The Classic Quiz Format

Millionaire Quiz is the standout here. It follows the familiar "Who Wants to Be a Millionaire" format: 15 questions of increasing difficulty, four answer choices, and the constant temptation to walk away with what you've earned. The question pool is massive, so repeat plays feel fresh.

True or False strips trivia down to its simplest form. You get a statement, you decide if it's true or false. Sounds easy — until you hit a streak of claims that seem plausible either way. "The Great Wall of China is visible from space." True or false? (False, by the way.)

Impossible Quiz is for when you want trivia that fights back. The questions range from genuinely hard to deliberately tricky, with some requiring lateral thinking rather than pure knowledge. It's frustrating in the best possible way.

Visual and Audio Trivia

Emoji Quiz gives you a sequence of emojis and asks you to guess the movie, song, or phrase they represent. It's a perfect phone game — visual, fast, and surprisingly challenging once you get past the obvious ones.

Guess the Song plays a short clip and you identify the track. It tests a different kind of memory than text-based trivia — you might not remember the song title, but you definitely know you've heard that intro before. The frustration of a song on the tip of your tongue is uniquely maddening.

Logo Quiz shows you famous brand logos with parts removed or altered. It's a humbling reminder that you've seen the Starbucks logo ten thousand times but can't actually describe what's on it from memory.

Geography and Knowledge

Flag Quiz is deceptively hard. You probably know the flags of major countries, but can you tell Chad's flag from Romania's? (They're almost identical — two of the most commonly confused flags in the world.) The game cycles through all 195 recognized countries.

Capital Quiz tests whether you actually absorbed anything from geography class. Capitals of European countries? Probably fine. Central Asian capitals? That's where it gets interesting. Bishkek, Dushanbe, Ashgabat — these names don't come up at dinner parties.
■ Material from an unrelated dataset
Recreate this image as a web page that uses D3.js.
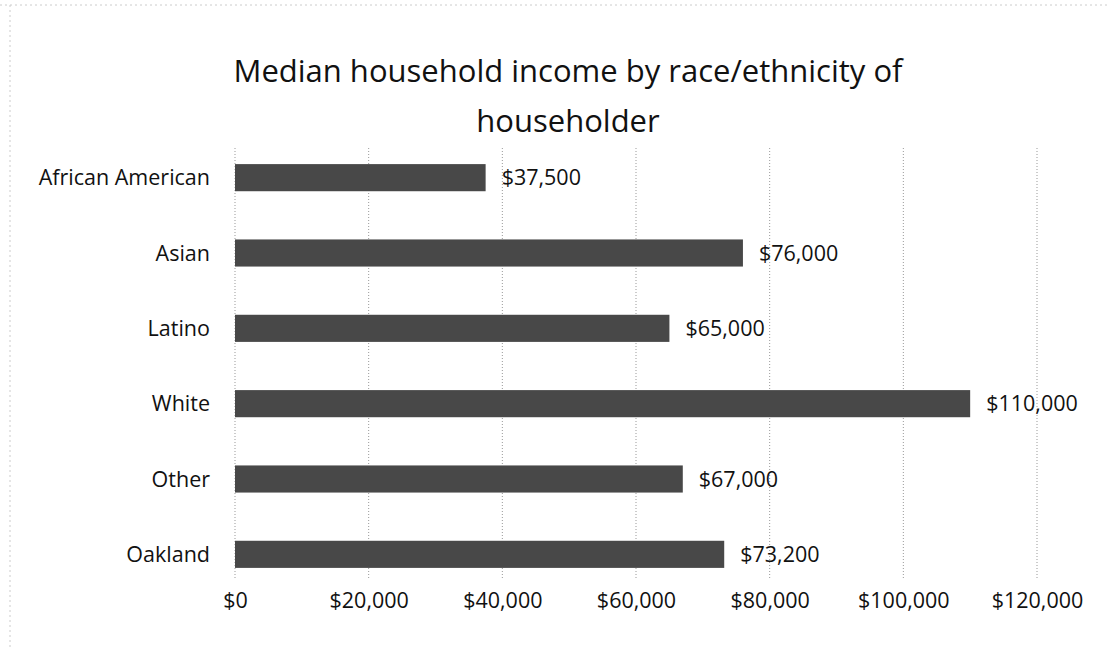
<!doctype html>
<html lang="en">
  <head>
    <meta charset="utf-8" />
    <title>Median household income</title>
    <style>
      body { margin: 0; background: #fff; }
      text { font-family: "Open Sans", Lato, sans-serif; fill: #111; }
    </style>
  </head>
  <body>
    <div id="chart"></div>
    <script src="https://cdn.jsdelivr.net/npm/d3@7"></script>
    <script>
// data
var groups = ["African American", "Asian", "Latino", "White", "Other", "Oakland"];
var incomes = [37500, 76000, 65000, 110000, 67000, 73200];
var ticks = [0, 20000, 40000, 60000, 80000, 100000, 120000];
var titleLines = ["Median household income by race/ethnicity of", "householder"];

var width = 1110, height = 649;
var margin = {top: 140, right: 73, bottom: 57, left: 235};

var svg = d3.select("#chart")
  .append("svg")
    .attr("width", width)
    .attr("height", height);

// faint frame of the scanned chart
svg.append("line")
  .attr("x1", 0).attr("x2", width).attr("y1", 5).attr("y2", 5)
  .style("stroke", "#ccc").style("stroke-dasharray", "2,3");
svg.append("line")
  .attr("x1", 10).attr("x2", 10).attr("y1", 5).attr("y2", height)
  .style("stroke", "#ccc").style("stroke-dasharray", "2,3");

var x = d3.scaleLinear()
  .domain([0, 120000])
  .range([margin.left, width - margin.right]);

var y = d3.scaleBand()
  .domain(groups)
  .range([margin.top, height - margin.bottom])
  .paddingInner(0.64)
  .paddingOuter(0.32);

// gridlines
svg.selectAll(".grid")
  .data(ticks)
  .enter()
  .append("line")
    .attr("x1", function(d){ return x(d); })
    .attr("x2", function(d){ return x(d); })
    .attr("y1", 148)
    .attr("y2", 578)
    .style("stroke", "#999")
    .style("stroke-width", 1)
    .style("stroke-dasharray", "1,2");

// bars
svg.selectAll(".bar")
  .data(groups)
  .enter()
  .append("rect")
    .attr("x", x(0))
    .attr("y", function(d){ return y(d); })
    .attr("width", function(d, i){ return x(incomes[i]) - x(0); })
    .attr("height", y.bandwidth())
    .style("fill", "#484848");

var money = function(v){ return "$" + d3.format(",")(v); };

// value labels
svg.selectAll(".val")
  .data(groups)
  .enter()
  .append("text")
    .attr("x", function(d, i){ return x(incomes[i]) + 16; })
    .attr("y", function(d){ return y(d) + y.bandwidth() / 2; })
    .attr("dy", "0.35em")
    .attr("font-size", "21.5px")
    .text(function(d, i){ return money(incomes[i]); });

// category labels
svg.selectAll(".cat")
  .data(groups)
  .enter()
  .append("text")
    .attr("x", margin.left - 25)
    .attr("y", function(d){ return y(d) + y.bandwidth() / 2; })
    .attr("dy", "0.35em")
    .attr("text-anchor", "end")
    .attr("font-size", "21.5px")
    .text(function(d){ return d; });

// x axis labels
var xAxis = svg.append("g")
  .attr("transform", "translate(0,608)")
  .call(d3.axisBottom(x).tickValues(ticks).tickFormat(money).tickSize(0).tickPadding(0));
xAxis.select(".domain").remove();
xAxis.selectAll("text")
  .attr("dy", "0")
  .attr("font-size", "21.5px")
  .style("font-family", "'Open Sans', Lato, sans-serif")
  .style("fill", "#111");

// title
svg.selectAll(".title")
  .data(titleLines)
  .enter()
  .append("text")
    .attr("x", 568)
    .attr("y", function(d, i){ return 82 + i * 50; })
    .attr("text-anchor", "middle")
    .attr("font-size", "31px")
    .text(function(d){ return d; });
    </script>
  </body>
</html>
Guess the Price shows you products and asks you to estimate the cost. It reveals a lot about your purchasing blind spots. Most people overestimate the price of everyday groceries and dramatically underestimate the cost of specialized equipment.

Which Came First presents two historical events and asks you to identify which happened earlier. It's great for exposing how distorted our internal timelines are. The fax machine was invented the same year as the Oregon Trail migration (1843). History is weird.

Why Trivia Games Are So Addictive

Neuroscience has a clear explanation for why trivia hooks people. When you answer a question correctly, your brain releases dopamine — the same reward chemical triggered by food, exercise, and social media notifications. The "I knew that!" moment is genuinely pleasurable at a biochemical level.

But the miss matters too. Getting a question wrong creates what psychologists call a "prediction error" — your brain expected to know the answer and didn't. This registers as a gap that needs filling, which is why you remember wrong answers better than right ones and why you keep playing to prove you know more than you showed.

The difficulty sweet spot is around 70% accuracy. Too easy and there's no dopamine spike. Too hard and the prediction errors stop feeling correctable. The best trivia games calibrate to keep you in that zone, which is why millionaire-style formats with escalating difficulty work so well.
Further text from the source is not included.